-- START OF DATA EXTRACT --

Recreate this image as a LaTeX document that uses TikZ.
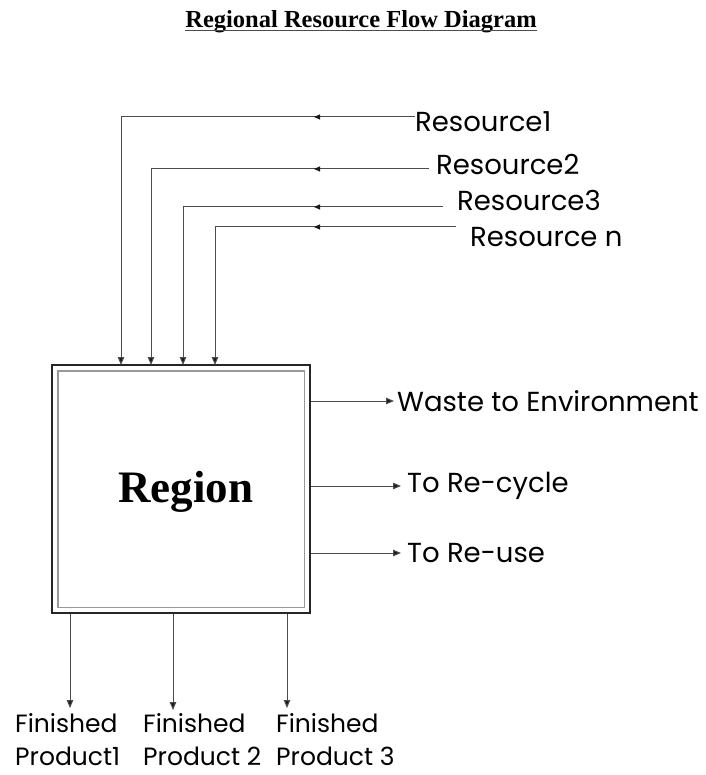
\documentclass[tikz,border=0pt]{standalone}
\usepackage{fontspec}
\setmainfont{Liberation Serif}
\newfontfamily\gothic{Poppins}
\usetikzlibrary{arrows.meta,positioning,decorations.markings}

\begin{document}
\begin{tikzpicture}[x=1pt, y=-1pt,
    % --- Text styles ---
    heading/.style={font=\bfseries\fontsize{24.5}{30}\selectfont, inner sep=0pt},
    regiontext/.style={font=\bfseries\fontsize{45}{50}\selectfont, inner sep=0pt},
    flowlabel/.style={font=\gothic\fontsize{27.5}{35}\selectfont, inner sep=0pt, anchor=west},
    productlabel/.style={flowlabel, font=\gothic\fontsize{25}{33}\selectfont, anchor=north west, align=left},
    % --- Line styles ---
    flow/.style={draw, line width=1pt, black!70, -{Triangle[length=8pt, width=6.5pt, fill=black!90]}},
    midarrow/.style={postaction={decorate}, decoration={markings,
        mark=at position #1 with {\arrow[black!90]{Triangle[length=6pt, width=5pt]}}}},
    regionbox/.style={draw, line width=2.6pt, black!85, minimum width=258pt, minimum height=248pt},
]
\useasboundingbox (0,0) rectangle (705,775);

% === Title ===
\node[heading] (title) at (361,22) {Regional Resource Flow Diagram};
\draw[line width=1.3pt, black!70] ([yshift=-2.5pt]title.base west) -- ([yshift=-2.5pt]title.base east);

% === The region ===
\node[regionbox] (region) at (181,489) {};
\draw[line width=1.6pt, black!40] ([shift={(7,7)}]region.north west) rectangle ([shift={(-7,-7)}]region.south east);
\node[regiontext] (regionname) at ([shift={(5,3)}]region.center) {Region};

% === Resources coming in ===
\node[flowlabel] (res1) at (415,122) {Resource1};
\node[flowlabel] (res2) at (436,165) {Resource2};
\node[flowlabel] (res3) at (457,200) {Resource3};
\node[flowlabel] (resn) at (470,237) {Resource n};

\coordinate (r1) at (415,117);
\coordinate (r2) at (429,169);
\coordinate (r3) at (443,207);
\coordinate (rn) at (456,227);

\coordinate (in1) at (121,365);
\coordinate (in2) at (151,365);
\coordinate (in3) at (183,365);
\coordinate (inn) at (215,365);

\draw[flow, midarrow=101pt] (r1) -| (in1);
\draw[flow, midarrow=115pt] (r2) -| (in2);
\draw[flow, midarrow=129pt] (r3) -| (in3);
\draw[flow, midarrow=142pt] (rn) -| (inn);

% === Outputs on the right ===
\node[flowlabel] (waste) at (397,401) {Waste to Environment};
\node[flowlabel] (recycle) at (407,486) {To Re-cycle};
\node[flowlabel] (reuse) at (407,553) {To Re-use};

\draw[flow] (region.east |- waste.west) -- ([xshift=-3pt]waste.west);
\draw[flow] (region.east |- recycle.west) -- ([xshift=-6pt]recycle.west);
\draw[flow] (region.east |- reuse.west) -- ([xshift=-6pt]reuse.west);

% === Finished products below ===
\coordinate (f1) at (70,708);
\coordinate (f2) at (173,710);
\coordinate (f3) at (287,708);

\draw[flow] (region.south -| f1) -- (f1);
\draw[flow] (region.south -| f2) -- (f2);
\draw[flow] (region.south -| f3) -- (f3);

\node[productlabel] (prod1) at (15,713) {Finished\\Product1};
\node[productlabel] (prod2) at (143,713) {Finished\\Product 2};
\node[productlabel] (prod3) at (276,713) {Finished\\Product 3};

\end{tikzpicture}
\end{document}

-- END OF DATA EXTRACT --

**INSTRUCTION:**
Copy out each line word for word, please, skipping the images.

**REPLY:**
Recreate this image as a LaTeX document that uses TikZ.
\documentclass[tikz,border=0pt]{standalone}
\usepackage{fontspec}
\setmainfont{Liberation Serif}
\newfontfamily\gothic{Poppins}
\usetikzlibrary{arrows.meta,positioning,decorations.markings}

\begin{document}
\begin{tikzpicture}[x=1pt, y=-1pt,
    % --- Text styles ---
    heading/.style={font=\bfseries\fontsize{24.5}{30}\selectfont, inner sep=0pt},
    regiontext/.style={font=\bfseries\fontsize{45}{50}\selectfont, inner sep=0pt},
    flowlabel/.style={font=\gothic\fontsize{27.5}{35}\selectfont, inner sep=0pt, anchor=west},
    productlabel/.style={flowlabel, font=\gothic\fontsize{25}{33}\selectfont, anchor=north west, align=left},
    % --- Line styles ---
    flow/.style={draw, line width=1pt, black!70, -{Triangle[length=8pt, width=6.5pt, fill=black!90]}},
    midarrow/.style={postaction={decorate}, decoration={markings,
        mark=at position #1 with {\arrow[black!90]{Triangle[length=6pt, width=5pt]}}}},
    regionbox/.style={draw, line width=2.6pt, black!85, minimum width=258pt, minimum height=248pt},
]
\useasboundingbox (0,0) rectangle (705,775);

% === Title ===
\node[heading] (title) at (361,22) {Regional Resource Flow Diagram};
\draw[line width=1.3pt, black!70] ([yshift=-2.5pt]title.base west) -- ([yshift=-2.5pt]title.base east);

% === The region ===
\node[regionbox] (region) at (181,489) {};
\draw[line width=1.6pt, black!40] ([shift={(7,7)}]region.north west) rectangle ([shift={(-7,-7)}]region.south east);
\node[regiontext] (regionname) at ([shift={(5,3)}]region.center) {Region};

% === Resources coming in ===
\node[flowlabel] (res1) at (415,122) {Resource1};
\node[flowlabel] (res2) at (436,165) {Resource2};
\node[flowlabel] (res3) at (457,200) {Resource3};
\node[flowlabel] (resn) at (470,237) {Resource n};

\coordinate (r1) at (415,117);
\coordinate (r2) at (429,169);
\coordinate (r3) at (443,207);
\coordinate (rn) at (456,227);

\coordinate (in1) at (121,365);
\coordinate (in2) at (151,365);
\coordinate (in3) at (183,365);
\coordinate (inn) at (215,365);

\draw[flow, midarrow=101pt] (r1) -| (in1);
\draw[flow, midarrow=115pt] (r2) -| (in2);
\draw[flow, midarrow=129pt] (r3) -| (in3);
\draw[flow, midarrow=142pt] (rn) -| (inn);

% === Outputs on the right ===
\node[flowlabel] (waste) at (397,401) {Waste to Environment};
\node[flowlabel] (recycle) at (407,486) {To Re-cycle};
\node[flowlabel] (reuse) at (407,553) {To Re-use};

\draw[flow] (region.east |- waste.west) -- ([xshift=-3pt]waste.west);
\draw[flow] (region.east |- recycle.west) -- ([xshift=-6pt]recycle.west);
\draw[flow] (region.east |- reuse.west) -- ([xshift=-6pt]reuse.west);

% === Finished products below ===
\coordinate (f1) at (70,708);
\coordinate (f2) at (173,710);
\coordinate (f3) at (287,708);

\draw[flow] (region.south -| f1) -- (f1);
\draw[flow] (region.south -| f2) -- (f2);
\draw[flow] (region.south -| f3) -- (f3);

\node[productlabel] (prod1) at (15,713) {Finished\\Product1};
\node[productlabel] (prod2) at (143,713) {Finished\\Product 2};
\node[productlabel] (prod3) at (276,713) {Finished\\Product 3};

\end{tikzpicture}
\end{document}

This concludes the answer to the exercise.